Developed by Production I.G from a hit manga series, it’s set in a parallel universe where hordes of monsters (Kaiju) — gruesomely wet with pulsing sacs, multiplying madly like a lab experiment gone wrong — periodically erupt out of nowhere to lay waste to cities and livelihoods, echoing the earthquakes that are a fact of life in Japan.
The story follows a group of cadets in the elite Kaiju Defense Force — including the protagonist Kafka, a 32-year-old desperate to escape a dead-end job scrubbing city streets of Kaiju entrails — as they confront a series of increasingly belligerent Kaiju attacks, orchestrated by a villain with an uncanny ability to commandeer the bodies of unsuspecting victims.
The series visuals perfectly capture the lived-in feel of everyday places such as the sprawling shopping malls and commuter rail stations of suburban Tokyo. The visual realism makes the story immediately believable, and implicitly raises the stakes by making the terror local and visceral.
The series’ fast-paced choreography of narrative tension makes for can’t-look-away viewing. In the space of 25 minutes we might find Kafka unwittingly trapped in a Kaiju body, forced to fight off a colleague without spilling blood or giving away his identity, after which we see a swarm of Kaiju cutting silently across the night sky, destination unknown.
What gives the series its aura of raw vulnerability is Kafka’s search for a foothold in a world offering few certainties. A self-doubting millennial stranded among hotshot peers close to half his age, Kafka is constantly on the verge of flunking out. The next Kaiju attack is a ticking time bomb, a question of when. Through sheer perseverance and selfless devotion to his colleagues, he eventually manages to carve out a place for himself, keeping his hybrid Kaiju body a secret from the senior staff.

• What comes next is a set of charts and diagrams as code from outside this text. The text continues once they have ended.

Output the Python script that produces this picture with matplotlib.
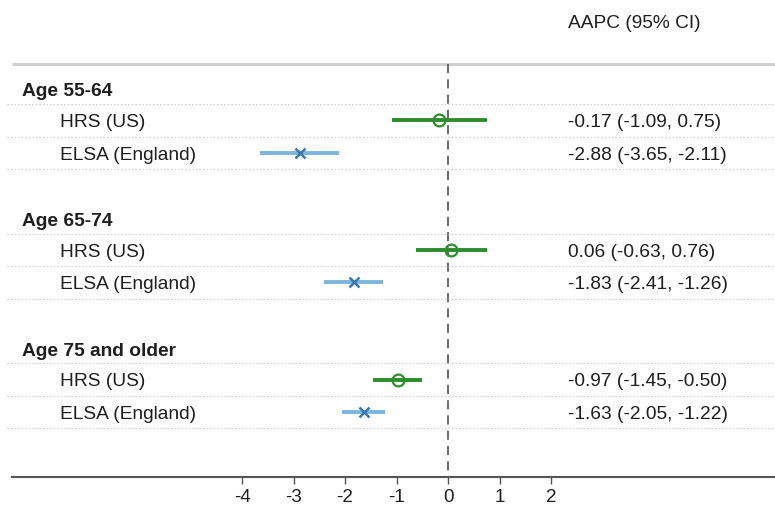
import matplotlib
matplotlib.use("Agg")
import matplotlib.pyplot as plt

groups = ["Age 55-64", "Age 65-74", "Age 75 and older"]
cohorts = ["HRS (US)", "ELSA (England)"]

hrs_est = [-0.17, 0.06, -0.97]
hrs_lo = [-1.09, -0.63, -1.45]
hrs_hi = [0.75, 0.76, -0.50]

elsa_est = [-2.88, -1.83, -1.63]
elsa_lo = [-3.65, -2.41, -2.05]
elsa_hi = [-2.11, -1.26, -1.22]

xticks = [-4, -3, -2, -1, 0, 1, 2]

green = "#2e8b2e"
blue_line = "#7db6dc"
blue_mark = "#3c78b0"
txt = "#1e1e1e"

plt.rcParams['font.family'] = ['Liberation Sans', 'DejaVu Sans']

fig = plt.figure(figsize=(7.75, 5.12), dpi=100)
ax = fig.add_axes([0, 0.069, 1, 0.931])
xl, xr = -8.7, 6.35
ax.set_xlim(xl, xr)
ax.set_ylim(12, -2.72)

fs = 13.8
x_head = -8.27
x_lab = -7.53
x_txt = 2.33

# top rule and header
ax.plot([-8.47, xr], [-0.73, -0.73], color="#d0d0d0", lw=2.2, solid_capstyle="butt", clip_on=False)
ax.text(x_txt, -2, "AAPC (95% CI)", fontsize=fs, color=txt, va="center", ha="left")

# null line
ax.plot([0, 0], [-0.73, 12], color="#444444", lw=1.1, dashes=(6, 4))

for g, name in enumerate(groups):
    base = 4 * g
    ax.text(x_head, base + 0.12, name, fontsize=fs, fontweight="bold", color=txt, va="center", ha="left")
    for k in (0.5, 1.5, 2.5):
        ax.plot([-8.56, xr], [base + k, base + k], color="#bdbdbd", lw=0.8, dashes=(1, 2.2))

    r = base + 1
    ax.text(x_lab, r + 0.07, cohorts[0], fontsize=fs, color=txt, va="center", ha="left")
    ax.plot([hrs_lo[g], hrs_hi[g]], [r, r], color=green, lw=2.8, solid_capstyle="butt")
    ax.plot(hrs_est[g], r, marker="o", ms=8.5, mfc="none", mec=green, mew=1.6)
    ax.text(x_txt, r + 0.07, "%.2f (%.2f, %.2f)" % (hrs_est[g], hrs_lo[g], hrs_hi[g]),
            fontsize=fs, color=txt, va="center", ha="left")

    r = base + 2
    ax.text(x_lab, r + 0.07, cohorts[1], fontsize=fs, color=txt, va="center", ha="left")
    ax.plot([elsa_lo[g], elsa_hi[g]], [r, r], color=blue_line, lw=2.8, solid_capstyle="butt")
    ax.plot(elsa_est[g], r, marker="x", ms=7.5, mec=blue_mark, mew=1.8)
    ax.text(x_txt, r + 0.07, "%.2f (%.2f, %.2f)" % (elsa_est[g], elsa_lo[g], elsa_hi[g]),
            fontsize=fs, color=txt, va="center", ha="left")

for s in ["top", "left", "right"]:
    ax.spines[s].set_visible(False)
ax.spines["bottom"].set_bounds(-8.47, xr)
ax.spines["bottom"].set_color("#555555")
ax.spines["bottom"].set_linewidth(1.5)
ax.set_yticks([])
ax.set_xticks(xticks)
ax.set_xticklabels([str(t) for t in xticks])
ax.tick_params(axis="x", length=5, width=1, color="#555555", labelsize=13.5, labelcolor=txt, pad=4)

fig.savefig("out.png", dpi=100)
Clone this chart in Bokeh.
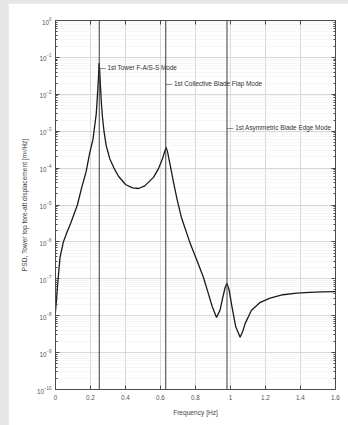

The series has its wryly knowing moments too, such as when it turns its eyes to the bureaucratic inertia of the Kaiju Defense Force brass (”But there’s no precedent!” is a familiar refrain). It’s a send-up of Japanese corporate culture that should be relatable for anyone who’s ever felt like a cog in a slow-moving machine.
The tension comes to a head when Kafka’s secret Kaiju identity becomes known, and he faces the risk of extermination under official rules. The eventual outcome may be inevitable, yet seeing Kafka’s colleagues — the entire Kaiju Defense Force, really — resolutely welcome him back into the fold feels like a not-so-small win for humanity.